Foi neste período que o currículo do 2º e 3º CEB engordou com as ACND e se dispersou. Houve perda de horas em algumas disciplinas, mas globalmente, as horas lectivas aumentaram. Com mais 1178 docentes em exercício.

Apesar disso os professores em exercício aumentaram menos de 1%, enquanto os alunos diminuíram 0,4%.

Percebe-se por estes números que foi um verdadeiro forrobodó, um pletórico bodo aos zecos que estiveram durante a maior parte do tempo com a progressão e os salários congelados tendo permitido baixar em mais de 10 pontos os encargos do Orçamento do ME com o pessoal docente (foram mais, mas agora não me apetece ir à procura dos números exactos).

Mas pronto… sou obrigado a dar razão aos insurgenteshá uma evolução diferencial entre alunos e professores de 1,2 pontos desde 2000.

Mas nesse caso, para as linhas serem concordantes, teríamos um excesso actual de apenas 1500 docentes, mais coisa, menos coisa. E teríamos de esquecer a tal coisa da obesidade do currículo.

Claro que podemos remontar aos anos 90, mas nesse caso vamos cair nos governos de Guterres, mas também nos de Cavaco. E, provavelmente, podemos ter surpresas curiosas.

Ou podemos remontar aos anos 60, ao período em que a 4ª classe era o limite da escolaridade obrigatória.

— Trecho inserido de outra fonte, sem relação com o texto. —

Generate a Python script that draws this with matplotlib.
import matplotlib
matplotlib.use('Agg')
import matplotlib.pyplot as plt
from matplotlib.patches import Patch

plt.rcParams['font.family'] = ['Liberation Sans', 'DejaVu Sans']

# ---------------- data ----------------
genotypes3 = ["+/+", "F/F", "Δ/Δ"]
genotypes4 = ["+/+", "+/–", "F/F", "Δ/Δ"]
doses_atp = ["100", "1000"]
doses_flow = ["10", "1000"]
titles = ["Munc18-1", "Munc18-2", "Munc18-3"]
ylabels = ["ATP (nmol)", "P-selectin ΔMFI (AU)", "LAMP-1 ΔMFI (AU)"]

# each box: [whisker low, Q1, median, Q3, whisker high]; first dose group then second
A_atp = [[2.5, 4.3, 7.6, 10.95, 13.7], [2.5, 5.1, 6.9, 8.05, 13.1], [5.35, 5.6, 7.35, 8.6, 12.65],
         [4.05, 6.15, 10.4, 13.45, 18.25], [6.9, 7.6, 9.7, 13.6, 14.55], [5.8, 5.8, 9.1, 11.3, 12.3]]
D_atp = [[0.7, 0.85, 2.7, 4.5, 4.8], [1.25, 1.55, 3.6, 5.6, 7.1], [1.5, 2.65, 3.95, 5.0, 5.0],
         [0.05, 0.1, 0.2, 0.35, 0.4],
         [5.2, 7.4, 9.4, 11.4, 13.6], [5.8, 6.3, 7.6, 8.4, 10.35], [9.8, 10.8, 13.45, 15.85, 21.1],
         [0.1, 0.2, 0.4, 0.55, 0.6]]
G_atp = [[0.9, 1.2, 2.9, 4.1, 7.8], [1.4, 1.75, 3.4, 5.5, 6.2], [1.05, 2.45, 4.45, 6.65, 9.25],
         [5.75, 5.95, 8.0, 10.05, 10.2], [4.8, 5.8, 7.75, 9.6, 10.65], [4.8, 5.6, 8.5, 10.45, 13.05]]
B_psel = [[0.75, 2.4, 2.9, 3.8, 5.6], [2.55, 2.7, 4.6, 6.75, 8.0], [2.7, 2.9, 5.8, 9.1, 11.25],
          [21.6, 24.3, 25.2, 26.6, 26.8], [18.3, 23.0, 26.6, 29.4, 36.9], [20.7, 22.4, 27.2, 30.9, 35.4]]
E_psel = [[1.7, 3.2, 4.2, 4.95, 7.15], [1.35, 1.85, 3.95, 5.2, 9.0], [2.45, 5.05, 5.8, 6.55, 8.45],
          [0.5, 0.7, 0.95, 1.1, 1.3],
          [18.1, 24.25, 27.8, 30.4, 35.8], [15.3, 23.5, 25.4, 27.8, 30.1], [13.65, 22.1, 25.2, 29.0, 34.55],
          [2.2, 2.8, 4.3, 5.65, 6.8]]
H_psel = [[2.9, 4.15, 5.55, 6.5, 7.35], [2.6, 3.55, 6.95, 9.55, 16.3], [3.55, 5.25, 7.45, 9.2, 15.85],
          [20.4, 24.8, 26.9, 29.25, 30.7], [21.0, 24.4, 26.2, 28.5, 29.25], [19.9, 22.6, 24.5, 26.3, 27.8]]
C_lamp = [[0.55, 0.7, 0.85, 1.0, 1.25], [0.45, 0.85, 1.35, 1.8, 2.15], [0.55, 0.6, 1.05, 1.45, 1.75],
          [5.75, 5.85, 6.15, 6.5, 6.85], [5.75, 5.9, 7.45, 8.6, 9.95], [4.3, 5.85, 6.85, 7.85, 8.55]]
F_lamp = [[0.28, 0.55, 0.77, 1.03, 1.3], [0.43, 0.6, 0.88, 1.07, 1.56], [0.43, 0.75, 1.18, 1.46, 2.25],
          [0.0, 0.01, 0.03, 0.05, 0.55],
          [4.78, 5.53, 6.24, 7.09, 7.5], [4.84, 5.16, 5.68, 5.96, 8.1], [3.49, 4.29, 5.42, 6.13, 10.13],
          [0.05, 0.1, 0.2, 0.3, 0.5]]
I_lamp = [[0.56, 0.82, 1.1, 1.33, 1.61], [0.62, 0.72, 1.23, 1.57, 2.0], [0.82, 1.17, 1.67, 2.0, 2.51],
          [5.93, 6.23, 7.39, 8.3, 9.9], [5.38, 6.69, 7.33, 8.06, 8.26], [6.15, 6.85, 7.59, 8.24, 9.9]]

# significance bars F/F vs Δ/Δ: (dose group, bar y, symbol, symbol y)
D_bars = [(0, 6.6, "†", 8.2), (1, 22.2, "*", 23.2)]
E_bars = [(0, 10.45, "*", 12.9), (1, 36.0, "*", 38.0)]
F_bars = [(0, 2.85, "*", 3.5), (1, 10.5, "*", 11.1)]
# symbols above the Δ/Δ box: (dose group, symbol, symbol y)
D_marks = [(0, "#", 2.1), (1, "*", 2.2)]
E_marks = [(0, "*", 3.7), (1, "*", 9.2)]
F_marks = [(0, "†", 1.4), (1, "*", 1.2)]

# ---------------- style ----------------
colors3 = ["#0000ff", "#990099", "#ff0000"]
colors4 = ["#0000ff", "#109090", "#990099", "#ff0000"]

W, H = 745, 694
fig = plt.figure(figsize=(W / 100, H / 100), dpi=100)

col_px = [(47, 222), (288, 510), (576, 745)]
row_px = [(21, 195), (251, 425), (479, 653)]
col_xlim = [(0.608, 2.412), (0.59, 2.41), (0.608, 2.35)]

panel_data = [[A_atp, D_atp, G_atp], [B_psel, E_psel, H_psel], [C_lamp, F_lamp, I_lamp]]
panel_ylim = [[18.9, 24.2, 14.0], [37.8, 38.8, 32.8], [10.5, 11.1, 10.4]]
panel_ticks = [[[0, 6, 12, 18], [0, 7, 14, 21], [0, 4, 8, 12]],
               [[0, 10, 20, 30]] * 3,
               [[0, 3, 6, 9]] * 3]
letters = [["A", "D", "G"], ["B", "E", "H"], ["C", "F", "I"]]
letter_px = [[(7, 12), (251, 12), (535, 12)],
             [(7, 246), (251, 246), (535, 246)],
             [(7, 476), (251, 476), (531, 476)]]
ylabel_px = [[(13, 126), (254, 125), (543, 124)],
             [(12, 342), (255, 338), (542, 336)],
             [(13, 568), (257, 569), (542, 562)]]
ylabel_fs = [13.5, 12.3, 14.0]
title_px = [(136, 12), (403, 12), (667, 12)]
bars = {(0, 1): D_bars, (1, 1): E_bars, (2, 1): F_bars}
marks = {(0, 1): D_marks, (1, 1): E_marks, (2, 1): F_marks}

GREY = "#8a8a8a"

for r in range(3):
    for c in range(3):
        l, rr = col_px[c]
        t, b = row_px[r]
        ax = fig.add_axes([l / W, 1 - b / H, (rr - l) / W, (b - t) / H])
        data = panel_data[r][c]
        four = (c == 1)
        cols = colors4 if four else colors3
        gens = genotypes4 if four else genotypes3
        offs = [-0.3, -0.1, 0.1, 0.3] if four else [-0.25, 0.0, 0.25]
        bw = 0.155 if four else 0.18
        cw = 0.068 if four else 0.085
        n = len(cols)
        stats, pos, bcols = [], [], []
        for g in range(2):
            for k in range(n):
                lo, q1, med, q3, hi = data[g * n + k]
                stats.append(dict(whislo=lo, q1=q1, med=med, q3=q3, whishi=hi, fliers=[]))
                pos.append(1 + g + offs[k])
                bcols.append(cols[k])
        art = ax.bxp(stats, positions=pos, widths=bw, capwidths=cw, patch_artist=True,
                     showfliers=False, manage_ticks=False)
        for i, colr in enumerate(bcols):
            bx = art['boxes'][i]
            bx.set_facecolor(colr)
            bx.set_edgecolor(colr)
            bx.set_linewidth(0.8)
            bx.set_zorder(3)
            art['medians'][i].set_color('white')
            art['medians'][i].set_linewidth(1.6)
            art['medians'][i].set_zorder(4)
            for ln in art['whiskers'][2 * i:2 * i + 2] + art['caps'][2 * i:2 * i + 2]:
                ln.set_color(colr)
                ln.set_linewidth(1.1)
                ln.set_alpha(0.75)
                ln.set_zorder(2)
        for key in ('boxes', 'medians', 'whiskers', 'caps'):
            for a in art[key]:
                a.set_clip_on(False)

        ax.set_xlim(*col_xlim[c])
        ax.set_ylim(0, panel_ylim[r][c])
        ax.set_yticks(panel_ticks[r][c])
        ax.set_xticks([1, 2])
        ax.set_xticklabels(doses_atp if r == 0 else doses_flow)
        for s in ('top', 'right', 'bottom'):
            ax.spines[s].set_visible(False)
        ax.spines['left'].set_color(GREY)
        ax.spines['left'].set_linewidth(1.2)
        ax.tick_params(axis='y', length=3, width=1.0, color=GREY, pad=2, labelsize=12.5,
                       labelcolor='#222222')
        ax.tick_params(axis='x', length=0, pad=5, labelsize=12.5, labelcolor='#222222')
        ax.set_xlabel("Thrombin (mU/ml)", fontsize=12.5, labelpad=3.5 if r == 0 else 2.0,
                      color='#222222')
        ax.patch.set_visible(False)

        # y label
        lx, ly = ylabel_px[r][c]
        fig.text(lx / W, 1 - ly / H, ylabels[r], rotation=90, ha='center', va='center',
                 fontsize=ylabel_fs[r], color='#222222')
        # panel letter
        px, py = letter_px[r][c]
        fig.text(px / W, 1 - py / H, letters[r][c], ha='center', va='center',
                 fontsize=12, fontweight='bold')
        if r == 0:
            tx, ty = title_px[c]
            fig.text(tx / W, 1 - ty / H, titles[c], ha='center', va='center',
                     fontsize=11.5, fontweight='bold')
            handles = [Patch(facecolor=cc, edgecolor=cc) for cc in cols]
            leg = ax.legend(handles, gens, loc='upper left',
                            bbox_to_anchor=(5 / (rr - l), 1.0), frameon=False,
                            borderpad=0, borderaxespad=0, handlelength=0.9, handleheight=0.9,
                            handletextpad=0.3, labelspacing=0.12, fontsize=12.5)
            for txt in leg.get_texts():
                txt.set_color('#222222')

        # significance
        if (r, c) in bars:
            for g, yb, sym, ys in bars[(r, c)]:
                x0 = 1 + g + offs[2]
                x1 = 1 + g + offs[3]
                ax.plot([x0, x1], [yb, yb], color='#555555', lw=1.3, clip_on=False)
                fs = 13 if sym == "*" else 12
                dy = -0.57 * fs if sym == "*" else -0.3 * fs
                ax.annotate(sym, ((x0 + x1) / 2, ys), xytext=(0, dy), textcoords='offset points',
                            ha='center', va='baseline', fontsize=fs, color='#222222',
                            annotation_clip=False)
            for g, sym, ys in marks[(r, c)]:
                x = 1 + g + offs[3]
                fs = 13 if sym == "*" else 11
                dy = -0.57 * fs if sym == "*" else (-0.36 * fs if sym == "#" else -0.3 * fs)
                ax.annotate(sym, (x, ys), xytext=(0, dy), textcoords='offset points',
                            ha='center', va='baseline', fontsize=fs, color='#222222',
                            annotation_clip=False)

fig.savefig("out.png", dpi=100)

Mas não me parece que isso seja corajoso ou, mais importante, intelectualmente honesto. Porque os professores formados que estão agora alegadamente em excesso já o foram depois de 2000 e não antes. E nenhum governo estancou o afluxo de novos professores ao mercado de trabalho. Muitos deles com curso específico de professores, não com um curso em área disciplinar específica com posterior especialização na docência, como é o meu caso.

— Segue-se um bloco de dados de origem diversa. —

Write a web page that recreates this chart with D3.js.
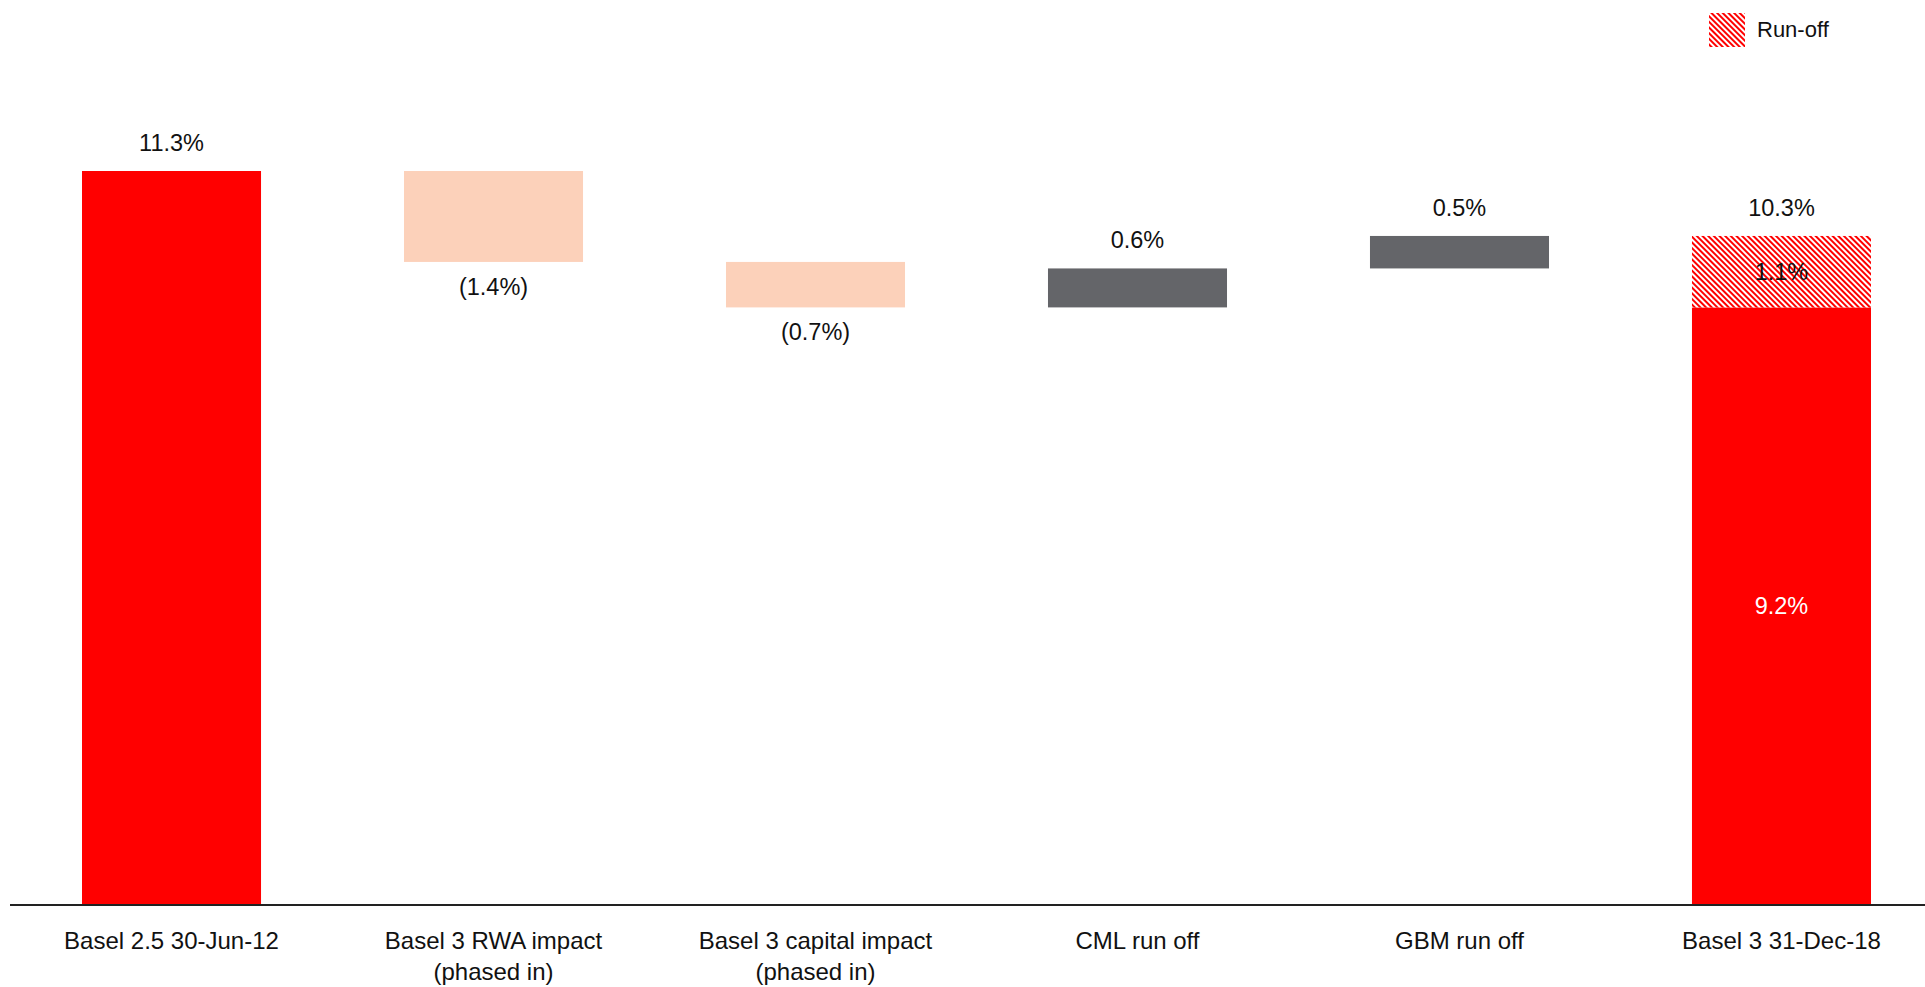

E porque o alargamento da escolaridade para 12 anos faz prever um aumento de, pelos menos, uns 25% de alunos a ingressar no Secundário, pois era um valor dessa esscala o dos alunos que não faziam a transição do 9º para o 10º ano antes de 2009/10.

Mas espero que isto não seja demasiado complexo… que não exceda a coragem de somar e subtrair, multiplicar e dividir com a ajuda da Pordata.